Under the Final Regulations, there are two circumstances under which a plan sponsor may stop a safe harbor contribution requirement:
- the plan sponsor is operating at an economic loss; or
- the plan sponsor included specific language in the annual safe harbor notice explaining that the plan may be amended during the plan year to eliminate the safe harbor contribution feature.
The first item listed above reflects the elimination of three (3) of the four (4) criteria that were previously required in order to satisfy the economic hardship component necessary under the prior guidance with regard to the mid-year elimination of a safe harbor non-elective feature. Obviously, this will make it easier for a plan with a safe harbor non-elective component to qualify for this type of relief but more difficult for a plan with a safe harbor match which did not previously have to satisfy any such requirement. Notwithstanding, the second item’s grant of an ability to every plan sponsor to include “magic” language within its safe harbor notice that permits a plan sponsor to accomplish the same safe harbor elimination goal is much more permissive. Therefore, presumably, such language will become standard “boilerplate” language included within all future safe harbor participant notices prepared not only by Legacy Retirement Solutions but by all plan service providers.

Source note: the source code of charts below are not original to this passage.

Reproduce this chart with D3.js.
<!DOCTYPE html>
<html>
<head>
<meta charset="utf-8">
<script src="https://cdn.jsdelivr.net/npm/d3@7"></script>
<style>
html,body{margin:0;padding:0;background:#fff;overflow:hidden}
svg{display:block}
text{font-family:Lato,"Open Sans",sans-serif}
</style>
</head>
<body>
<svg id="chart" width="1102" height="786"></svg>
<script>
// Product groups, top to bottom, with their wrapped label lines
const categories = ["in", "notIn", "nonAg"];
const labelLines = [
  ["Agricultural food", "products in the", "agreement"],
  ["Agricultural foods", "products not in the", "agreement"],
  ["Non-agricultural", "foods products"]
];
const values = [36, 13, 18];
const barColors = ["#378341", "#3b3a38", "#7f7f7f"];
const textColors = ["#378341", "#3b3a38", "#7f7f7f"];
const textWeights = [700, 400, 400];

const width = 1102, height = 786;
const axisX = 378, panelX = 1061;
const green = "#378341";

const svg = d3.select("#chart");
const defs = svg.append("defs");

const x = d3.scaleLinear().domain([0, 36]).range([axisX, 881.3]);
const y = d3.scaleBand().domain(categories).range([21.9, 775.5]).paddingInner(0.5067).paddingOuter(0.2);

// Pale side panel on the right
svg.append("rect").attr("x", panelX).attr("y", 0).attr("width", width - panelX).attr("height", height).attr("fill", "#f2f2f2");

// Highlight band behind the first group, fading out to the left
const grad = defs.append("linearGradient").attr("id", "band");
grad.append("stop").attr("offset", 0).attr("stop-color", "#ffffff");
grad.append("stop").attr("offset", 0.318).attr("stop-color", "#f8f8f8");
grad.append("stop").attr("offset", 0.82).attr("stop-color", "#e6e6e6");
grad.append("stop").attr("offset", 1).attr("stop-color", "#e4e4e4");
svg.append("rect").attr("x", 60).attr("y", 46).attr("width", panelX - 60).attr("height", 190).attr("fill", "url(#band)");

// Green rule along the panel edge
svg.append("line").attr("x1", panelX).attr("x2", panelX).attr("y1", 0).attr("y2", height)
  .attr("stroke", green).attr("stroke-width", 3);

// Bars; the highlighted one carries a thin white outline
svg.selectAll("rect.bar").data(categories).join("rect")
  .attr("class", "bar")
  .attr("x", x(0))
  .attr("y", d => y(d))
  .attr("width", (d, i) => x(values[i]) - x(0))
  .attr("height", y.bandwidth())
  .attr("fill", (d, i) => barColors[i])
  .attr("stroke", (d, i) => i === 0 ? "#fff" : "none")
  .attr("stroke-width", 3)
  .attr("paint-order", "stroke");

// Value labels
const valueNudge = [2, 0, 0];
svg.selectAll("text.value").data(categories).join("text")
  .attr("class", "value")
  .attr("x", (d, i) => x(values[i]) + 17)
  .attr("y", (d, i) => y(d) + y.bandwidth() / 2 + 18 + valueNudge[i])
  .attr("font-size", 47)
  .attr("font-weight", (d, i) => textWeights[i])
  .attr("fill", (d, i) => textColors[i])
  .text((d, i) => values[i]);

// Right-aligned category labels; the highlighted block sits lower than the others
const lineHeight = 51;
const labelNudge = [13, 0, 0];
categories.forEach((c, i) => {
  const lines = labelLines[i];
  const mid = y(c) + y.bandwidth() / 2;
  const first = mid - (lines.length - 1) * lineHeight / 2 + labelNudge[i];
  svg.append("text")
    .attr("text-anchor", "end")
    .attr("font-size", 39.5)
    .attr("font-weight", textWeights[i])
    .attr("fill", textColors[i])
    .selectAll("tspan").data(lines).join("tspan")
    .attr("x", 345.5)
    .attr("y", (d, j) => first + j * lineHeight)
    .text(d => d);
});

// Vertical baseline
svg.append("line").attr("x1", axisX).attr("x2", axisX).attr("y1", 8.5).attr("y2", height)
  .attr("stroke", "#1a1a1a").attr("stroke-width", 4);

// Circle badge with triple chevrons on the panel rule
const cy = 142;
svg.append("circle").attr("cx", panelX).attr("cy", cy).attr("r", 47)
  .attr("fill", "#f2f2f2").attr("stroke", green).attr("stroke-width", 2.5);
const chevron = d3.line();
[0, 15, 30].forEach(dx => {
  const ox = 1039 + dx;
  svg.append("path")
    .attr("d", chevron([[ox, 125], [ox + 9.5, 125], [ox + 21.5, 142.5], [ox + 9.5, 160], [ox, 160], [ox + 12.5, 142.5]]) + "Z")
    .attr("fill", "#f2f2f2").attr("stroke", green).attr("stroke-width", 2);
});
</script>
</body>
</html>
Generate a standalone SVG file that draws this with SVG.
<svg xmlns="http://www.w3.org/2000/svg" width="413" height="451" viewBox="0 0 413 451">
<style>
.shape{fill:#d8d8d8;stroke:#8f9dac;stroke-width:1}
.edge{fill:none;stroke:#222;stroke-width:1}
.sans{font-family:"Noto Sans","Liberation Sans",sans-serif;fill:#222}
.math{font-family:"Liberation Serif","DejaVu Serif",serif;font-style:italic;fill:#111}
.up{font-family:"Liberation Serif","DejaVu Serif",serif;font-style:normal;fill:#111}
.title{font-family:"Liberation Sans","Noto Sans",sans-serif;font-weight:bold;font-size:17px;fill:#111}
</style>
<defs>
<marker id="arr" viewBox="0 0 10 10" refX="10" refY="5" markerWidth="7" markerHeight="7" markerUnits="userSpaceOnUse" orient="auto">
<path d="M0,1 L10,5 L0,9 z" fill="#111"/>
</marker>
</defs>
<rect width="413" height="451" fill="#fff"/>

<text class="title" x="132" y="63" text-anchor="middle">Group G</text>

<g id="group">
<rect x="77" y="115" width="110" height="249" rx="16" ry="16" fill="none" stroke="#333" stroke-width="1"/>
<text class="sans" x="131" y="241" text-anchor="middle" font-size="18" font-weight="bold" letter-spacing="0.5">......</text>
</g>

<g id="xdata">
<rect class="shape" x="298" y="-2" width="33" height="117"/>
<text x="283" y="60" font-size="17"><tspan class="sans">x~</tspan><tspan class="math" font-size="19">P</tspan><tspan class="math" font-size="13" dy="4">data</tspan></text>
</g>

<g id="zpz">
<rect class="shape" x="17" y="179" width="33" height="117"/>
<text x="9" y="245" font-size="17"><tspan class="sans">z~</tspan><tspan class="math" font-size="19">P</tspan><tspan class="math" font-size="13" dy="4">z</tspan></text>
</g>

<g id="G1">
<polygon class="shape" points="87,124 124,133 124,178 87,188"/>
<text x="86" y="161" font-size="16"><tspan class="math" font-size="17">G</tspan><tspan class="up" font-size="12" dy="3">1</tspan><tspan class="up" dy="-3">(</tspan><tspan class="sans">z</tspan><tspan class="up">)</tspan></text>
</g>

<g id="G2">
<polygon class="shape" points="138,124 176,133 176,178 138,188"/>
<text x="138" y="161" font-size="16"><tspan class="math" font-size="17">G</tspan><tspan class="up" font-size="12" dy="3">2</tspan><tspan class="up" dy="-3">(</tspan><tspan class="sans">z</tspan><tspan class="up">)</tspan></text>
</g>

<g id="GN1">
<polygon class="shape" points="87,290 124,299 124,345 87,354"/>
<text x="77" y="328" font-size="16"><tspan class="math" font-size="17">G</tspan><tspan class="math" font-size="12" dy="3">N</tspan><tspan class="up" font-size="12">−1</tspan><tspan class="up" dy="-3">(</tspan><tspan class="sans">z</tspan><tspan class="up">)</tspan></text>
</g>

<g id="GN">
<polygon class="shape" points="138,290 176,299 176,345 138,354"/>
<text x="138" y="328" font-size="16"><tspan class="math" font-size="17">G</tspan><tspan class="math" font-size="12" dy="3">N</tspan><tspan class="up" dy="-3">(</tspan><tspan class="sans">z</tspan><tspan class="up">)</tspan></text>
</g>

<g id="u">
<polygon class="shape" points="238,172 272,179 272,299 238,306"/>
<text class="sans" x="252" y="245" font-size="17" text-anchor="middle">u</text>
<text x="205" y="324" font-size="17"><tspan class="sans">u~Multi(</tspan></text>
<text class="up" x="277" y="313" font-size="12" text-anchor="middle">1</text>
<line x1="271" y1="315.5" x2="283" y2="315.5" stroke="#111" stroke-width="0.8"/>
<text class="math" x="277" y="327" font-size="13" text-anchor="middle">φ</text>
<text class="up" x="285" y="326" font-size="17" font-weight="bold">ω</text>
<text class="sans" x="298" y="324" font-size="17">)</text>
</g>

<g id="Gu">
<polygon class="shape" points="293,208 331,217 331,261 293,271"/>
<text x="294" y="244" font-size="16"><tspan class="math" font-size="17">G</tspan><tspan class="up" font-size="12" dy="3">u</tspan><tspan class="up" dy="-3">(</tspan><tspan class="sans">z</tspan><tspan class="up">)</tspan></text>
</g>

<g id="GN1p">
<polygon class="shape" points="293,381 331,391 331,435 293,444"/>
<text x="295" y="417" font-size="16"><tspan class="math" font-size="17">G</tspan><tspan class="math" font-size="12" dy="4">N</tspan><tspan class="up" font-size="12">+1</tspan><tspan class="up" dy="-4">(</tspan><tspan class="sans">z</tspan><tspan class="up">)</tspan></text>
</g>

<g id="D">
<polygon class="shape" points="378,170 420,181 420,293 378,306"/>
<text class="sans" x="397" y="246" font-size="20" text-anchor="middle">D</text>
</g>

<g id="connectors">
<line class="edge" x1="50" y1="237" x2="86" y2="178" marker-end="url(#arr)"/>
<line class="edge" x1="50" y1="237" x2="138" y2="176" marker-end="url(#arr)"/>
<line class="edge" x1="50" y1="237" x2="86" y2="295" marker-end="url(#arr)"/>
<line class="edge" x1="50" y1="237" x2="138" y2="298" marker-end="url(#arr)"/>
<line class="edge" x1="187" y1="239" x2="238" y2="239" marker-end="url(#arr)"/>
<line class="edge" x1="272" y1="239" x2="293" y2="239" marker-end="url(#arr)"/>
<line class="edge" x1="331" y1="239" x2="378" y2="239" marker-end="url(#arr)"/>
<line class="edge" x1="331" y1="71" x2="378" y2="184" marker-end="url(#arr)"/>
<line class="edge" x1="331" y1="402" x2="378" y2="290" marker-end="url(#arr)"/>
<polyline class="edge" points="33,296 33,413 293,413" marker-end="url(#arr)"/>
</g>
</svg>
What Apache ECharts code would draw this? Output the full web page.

If the plan sponsor meets one of the circumstances that permit the mid-year elimination of a safe harbor contribution, it then must satisfy several administrative requirements in order to effectuate that intent.
- all eligible employees must be provided with a supplemental notice that informs them about such elimination including its effective date and how to change their deferral elections;
- the elimination of the safe harbor contribution must be effective no earlier than the later of the date the amendment is adopted or 30 days after all eligible employees are provided with the supplemental notice referenced above;
- all eligible employees must be granted a reasonable opportunity(including a reasonable period after receipt of the supplemental notice) to change their deferral elections before the elimination of the safe harbor contribution;
- the plan must be amended to provide that the Tests will be satisfied for the entire plan year in which the elimination occurs; and
- the plan sponsor must fund the safe harbor contribution through the effective date of the amendment that eliminates it.
With regard to the mid-year elimination of a safe harbor 401(k) match features, the above referenced changes are effective for plan years beginning on or after January 1, 2015. However, with regard to safe harbor 401(k) non-elective features, the Final Regulations are technically effective retroactively to May 18, 2009 but, practically, are effective immediately.